The dullest calendars in the world

This is the time of the year when various calendars are launched, football clubs, soap stars, singers, film stars etc. all have their own versions and they are very popular.

I came across a new one recently. Apparently until this year it was called ‘The Dull Men’s Club’ calendar, but for 2017 it has been expanded to include women as well.

So in this calendar Miss August is not some scantily clad nineteen year old. No its Pencil Enthusiast Dawn Walker, while Miss March is a seventy two year old barbed wire collector  while Amanda Hone (36) who is really attracted to brown Tourist Signs is also featured.

Leland Carson, who spend the best part of a year going around the UK to find these ladies said he was delighted to have found women with the dullest hobbies. ‘They are passionate about everyday unglamorous things’, he said.

Well I suppose that’s one way of putting it. I assume Mr Carson is a well-qualified candidate to appear in the calendar himself,

 

Ruby’s thumbs up for racecourse

It has been a bit of a tough year for Wexford Racecourse with the decision by the authorities to end flat racing at the track in the summer and continuing racegoer unease about the decision to change the direction of racing which was taken some time ago.

The fact that the horses now run in the opposite direction means that the finishing line is no longer in front of the stands, a rather unique situation and one which does not add to the public’s enjoyment of racing at the venue.

However, the reasoning behind the change in direction was always to make Wexford a better national hunt course.

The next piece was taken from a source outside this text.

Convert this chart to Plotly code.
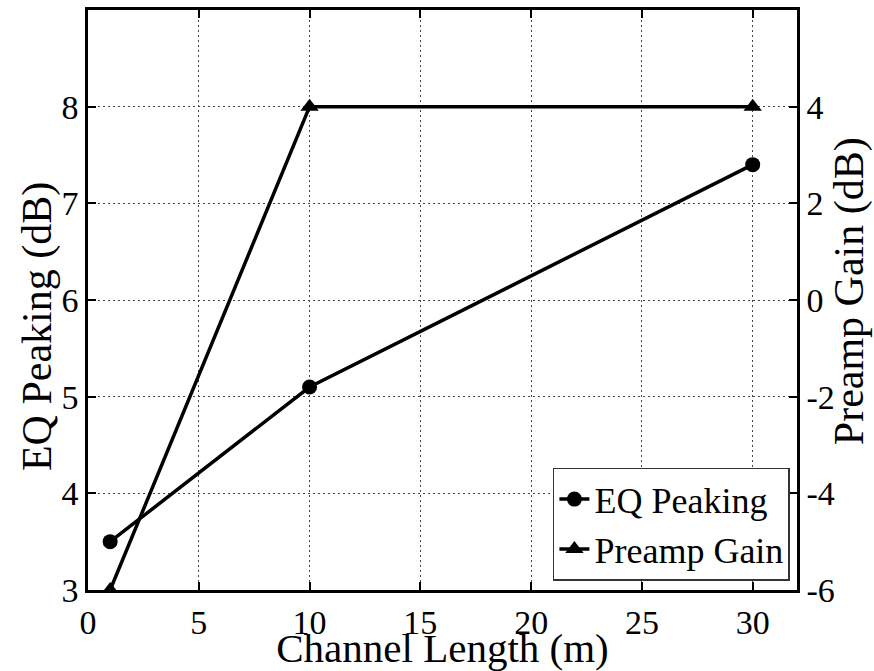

The endorsement of the decision has been a while coming but the racecourse executive must have been thrilled at the end of their two day Bank Holiday fixture when no less than Ruby Walsh gave the course a big thumbs up.

He rode four winners over the two days and later described the new course as a proper jumping track. In his estimation it is now a very good quality chase course which will be music to the ears of those in charge because such an endorsement from Walsh is likely to encourage owners and trainers to send more quality horses to Wexford in the future.